Wednesday, April 13, 2005

Postcard from 111 Minna Street, San Francisco

Positioning myself equidistant between the bar and the gallery I lean over to the woman admiring the art on display and, in my best impression of a pretentious modern artist, say, "If you have any questions..."
"Oh," she smiles. "What's your name?"
And so we shake hands, I tell her about texture and tone, she tells me about the desert and the flowers and we both pretend to know what we're talking about. But it doesn't matter. I get the impression that everybody on 111 Minna Street is pretending.

It's only 6:30pm but the DJ is already on and playing the kind of house music at the kind of volume that makes any kind of conversation, not least that about modern art, very difficult to conduct. And so for the hour or so that I wait for my late date I sit, look and listen, while Mickey Mouse drills for oil and the 'common man' hangs his head in shame. I overhear a white guy with dreadlocks deciphering the painting's latent symbolism as if he's breaking the Da Vinci Code.

It's no wonder the trendy and spendy of San Francisco hang ideological dilemmas on their walls and trouble themselves with meaning. They are some of the luckiest people in the world - and the most content.
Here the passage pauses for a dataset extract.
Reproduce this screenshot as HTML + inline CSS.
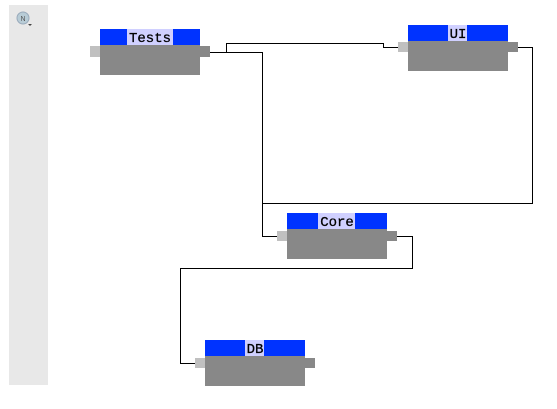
<!DOCTYPE html>
<html><head><style>
body{margin:0;background:#fff;width:557px;height:409px;overflow:hidden}
svg{display:block}
text{font-family:"Liberation Mono",monospace;font-size:14px;fill:#000}
</style></head><body>
<svg width="557" height="409" xmlns="http://www.w3.org/2000/svg">
<rect x="9" y="5" width="39" height="380" fill="#e8e8e8"/>
<circle cx="23" cy="18" r="6" fill="#b8ccd6" stroke="#9ab" stroke-width="1"/>
<text x="23" y="21" text-anchor="middle" fill="#555" style="font-family:'Liberation Sans',sans-serif;font-size:7px;fill:#555">N</text>
<path d="M28 24 L32 24 L30 26 Z" fill="#444"/>
<g fill="none" stroke="#000" stroke-width="1">
<polyline points="210,52.5 226.5,52.5 226.5,43.5 383.5,43.5 383.5,47.5 398,47.5"/>
<polyline points="210,52.5 262.5,52.5 262.5,236.5 277,236.5"/>
<polyline points="518,47.5 532.5,47.5 532.5,203.5 262.5,203.5"/>
<polyline points="397,236.5 412.5,236.5 412.5,268.5 180.5,268.5 180.5,363.5 195,363.5"/>
</g>
<g>
<rect x="90" y="46" width="10" height="11" fill="#c0c0c0"/>
<rect x="200" y="46" width="10" height="11" fill="#888"/>
<rect x="100" y="29" width="100" height="16" fill="#0033ff"/>
<rect x="100" y="45" width="100" height="30" fill="#888"/>
<rect x="127" y="29" width="46" height="16" fill="#d0d0ff"/>
<text x="150" y="42" text-anchor="middle" stroke="#000" stroke-width="0.3">Tests</text>
</g>
<g>
<rect x="398" y="42" width="10" height="10" fill="#c0c0c0"/>
<rect x="508" y="42" width="10" height="10" fill="#888"/>
<rect x="408" y="25" width="100" height="16" fill="#0033ff"/>
<rect x="408" y="41" width="100" height="30" fill="#888"/>
<rect x="448" y="25" width="19" height="16" fill="#d0d0ff"/>
<text x="458" y="38" text-anchor="middle" stroke="#000" stroke-width="0.3">UI</text>
</g>
<g>
<rect x="277" y="231" width="10" height="10" fill="#c0c0c0"/>
<rect x="387" y="231" width="10" height="10" fill="#888"/>
<rect x="287" y="213" width="100" height="16" fill="#0033ff"/>
<rect x="287" y="229" width="100" height="30" fill="#888"/>
<rect x="318" y="213" width="37" height="16" fill="#d0d0ff"/>
<text x="337" y="226" text-anchor="middle" stroke="#000" stroke-width="0.3">Core</text>
</g>
<g>
<rect x="195" y="358" width="10" height="10" fill="#c0c0c0"/>
<rect x="305" y="358" width="10" height="10" fill="#888"/>
<rect x="205" y="340" width="100" height="16" fill="#0033ff"/>
<rect x="205" y="356" width="100" height="30" fill="#888"/>
<rect x="245" y="340" width="19" height="16" fill="#d0d0ff"/>
<text x="255" y="353" text-anchor="middle" stroke="#000" stroke-width="0.3">DB</text>
</g>
</svg>
</body></html>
"I have absolutely no reason to leave," Bay Area resident AJ said Tuesday. "And when I do I am ultimately unhappy. There is really no place better."

AJ wakes up, for much of the year, to cloudless blue skies; there are always palm trees; and the Bay and Golden Gate bridges form a right angle at the north east corner of the city.

And when the DJ finishes tonight, quite bizarrely at 10pm (early is the new late apparently), folks will most likely spill into some of the finest restaurants in the country for a decidedly Mediterranean late dinner. Saint Francis would certainly approve. (Though he was homeless and would appreciate any meal, I imagine.)